== The exercise ==
Can you copy out the data exactly? Leave the images out.

== Information provided ==
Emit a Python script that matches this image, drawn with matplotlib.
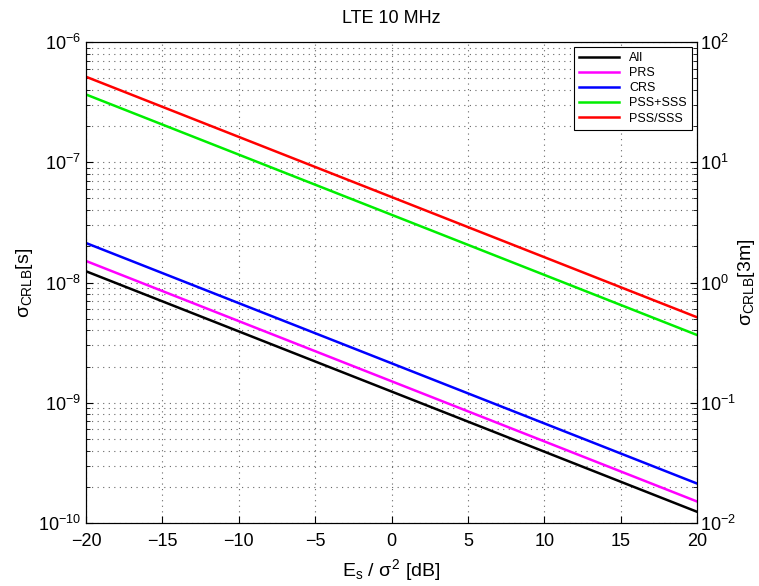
import matplotlib.pyplot as plt

plt.rcParams["font.family"] = ["Liberation Sans", "DejaVu Sans"]
plt.rcParams["mathtext.fontset"] = "custom"
plt.rcParams["mathtext.rm"] = "Liberation Sans"
plt.rcParams["mathtext.it"] = "Liberation Sans"

snr_db = [-20, 0, 20]

series_names = ["All", "PRS", "CRS", "PSS+SSS", "PSS/SSS"]
series_colors = ["black", "magenta", "blue", "#00ee00", "red"]

crlb_all = [1.24e-8, 1.24e-9, 1.24e-10]
crlb_prs = [1.51e-8, 1.51e-9, 1.51e-10]
crlb_crs = [2.13e-8, 2.13e-9, 2.13e-10]
crlb_pss_plus_sss = [3.66e-7, 3.66e-8, 3.66e-9]
crlb_pss_or_sss = [5.14e-7, 5.14e-8, 5.14e-9]

all_series = [crlb_all, crlb_prs, crlb_crs, crlb_pss_plus_sss, crlb_pss_or_sss]

x_ticks = [-20, -15, -10, -5, 0, 5, 10, 15, 20]
x_tick_labels = ["\u221220", "\u221215", "\u221210", "\u22125", "0", "5", "10", "15", "20"]

fig = plt.figure(figsize=(7.59, 5.86), dpi=100)
ax = fig.add_axes([86 / 759, 63 / 586, 611 / 759, 481 / 586])

for name, color, values in zip(series_names, series_colors, all_series):
    ax.plot(snr_db, values, color=color, linewidth=1.8, label=name)

ax.set_yscale("log")
ax.set_xlim(-20, 20)
ax.set_ylim(1e-10, 1e-6)
ax.set_xticks(x_ticks)
ax.set_xticklabels(x_tick_labels)

grid_style = dict(linestyle=(0, (1, 4)), color="#666666", linewidth=0.8)
ax.grid(True, which="major", **grid_style)
ax.grid(True, which="minor", axis="y", **grid_style)

ax.tick_params(which="both", direction="in", labelsize=13, top=False)
ax.tick_params(which="major", length=5)
ax.tick_params(which="minor", length=3)
ax.tick_params(axis="x", pad=7)

ax.set_xlabel(r"E$_\mathrm{s}$ / $\sigma^2$ [dB]", fontsize=14, labelpad=5)
ax.set_ylabel(r"$\sigma_\mathrm{CRLB}$[s]", fontsize=14, labelpad=2)
ax.set_title("LTE 10 MHz", fontsize=13, pad=14)

right_ax = ax.twinx()
right_ax.set_yscale("log")
right_ax.set_ylim(1e-2, 1e2)
right_ax.tick_params(which="both", direction="in", labelsize=13, pad=2)
right_ax.tick_params(which="major", length=5)
right_ax.tick_params(which="minor", length=3)
right_ax.set_ylabel(r"$\sigma_\mathrm{CRLB}$[3m]", fontsize=14, labelpad=0)

legend = ax.legend(loc="upper right", fontsize=9, fancybox=False,
                   edgecolor="black", framealpha=1, borderaxespad=0.4,
                   handlelength=3.2, labelspacing=0.25)
legend.get_frame().set_linewidth(0.8)

plt.savefig("out.png", dpi=100)
plt.close()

== Reply to the task ==
Emit a Python script that matches this image, drawn with matplotlib.
import matplotlib.pyplot as plt

plt.rcParams["font.family"] = ["Liberation Sans", "DejaVu Sans"]
plt.rcParams["mathtext.fontset"] = "custom"
plt.rcParams["mathtext.rm"] = "Liberation Sans"
plt.rcParams["mathtext.it"] = "Liberation Sans"

snr_db = [-20, 0, 20]

series_names = ["All", "PRS", "CRS", "PSS+SSS", "PSS/SSS"]
series_colors = ["black", "magenta", "blue", "#00ee00", "red"]

crlb_all = [1.24e-8, 1.24e-9, 1.24e-10]
crlb_prs = [1.51e-8, 1.51e-9, 1.51e-10]
crlb_crs = [2.13e-8, 2.13e-9, 2.13e-10]
crlb_pss_plus_sss = [3.66e-7, 3.66e-8, 3.66e-9]
crlb_pss_or_sss = [5.14e-7, 5.14e-8, 5.14e-9]

all_series = [crlb_all, crlb_prs, crlb_crs, crlb_pss_plus_sss, crlb_pss_or_sss]

x_ticks = [-20, -15, -10, -5, 0, 5, 10, 15, 20]
x_tick_labels = ["\u221220", "\u221215", "\u221210", "\u22125", "0", "5", "10", "15", "20"]

fig = plt.figure(figsize=(7.59, 5.86), dpi=100)
ax = fig.add_axes([86 / 759, 63 / 586, 611 / 759, 481 / 586])

for name, color, values in zip(series_names, series_colors, all_series):
    ax.plot(snr_db, values, color=color, linewidth=1.8, label=name)

ax.set_yscale("log")
ax.set_xlim(-20, 20)
ax.set_ylim(1e-10, 1e-6)
ax.set_xticks(x_ticks)
ax.set_xticklabels(x_tick_labels)

grid_style = dict(linestyle=(0, (1, 4)), color="#666666", linewidth=0.8)
ax.grid(True, which="major", **grid_style)
ax.grid(True, which="minor", axis="y", **grid_style)

ax.tick_params(which="both", direction="in", labelsize=13, top=False)
ax.tick_params(which="major", length=5)
ax.tick_params(which="minor", length=3)
ax.tick_params(axis="x", pad=7)

ax.set_xlabel(r"E$_\mathrm{s}$ / $\sigma^2$ [dB]", fontsize=14, labelpad=5)
ax.set_ylabel(r"$\sigma_\mathrm{CRLB}$[s]", fontsize=14, labelpad=2)
ax.set_title("LTE 10 MHz", fontsize=13, pad=14)

right_ax = ax.twinx()
right_ax.set_yscale("log")
right_ax.set_ylim(1e-2, 1e2)
right_ax.tick_params(which="both", direction="in", labelsize=13, pad=2)
right_ax.tick_params(which="major", length=5)
right_ax.tick_params(which="minor", length=3)
right_ax.set_ylabel(r"$\sigma_\mathrm{CRLB}$[3m]", fontsize=14, labelpad=0)

legend = ax.legend(loc="upper right", fontsize=9, fancybox=False,
                   edgecolor="black", framealpha=1, borderaxespad=0.4,
                   handlelength=3.2, labelspacing=0.25)
legend.get_frame().set_linewidth(0.8)

plt.savefig("out.png", dpi=100)
plt.close()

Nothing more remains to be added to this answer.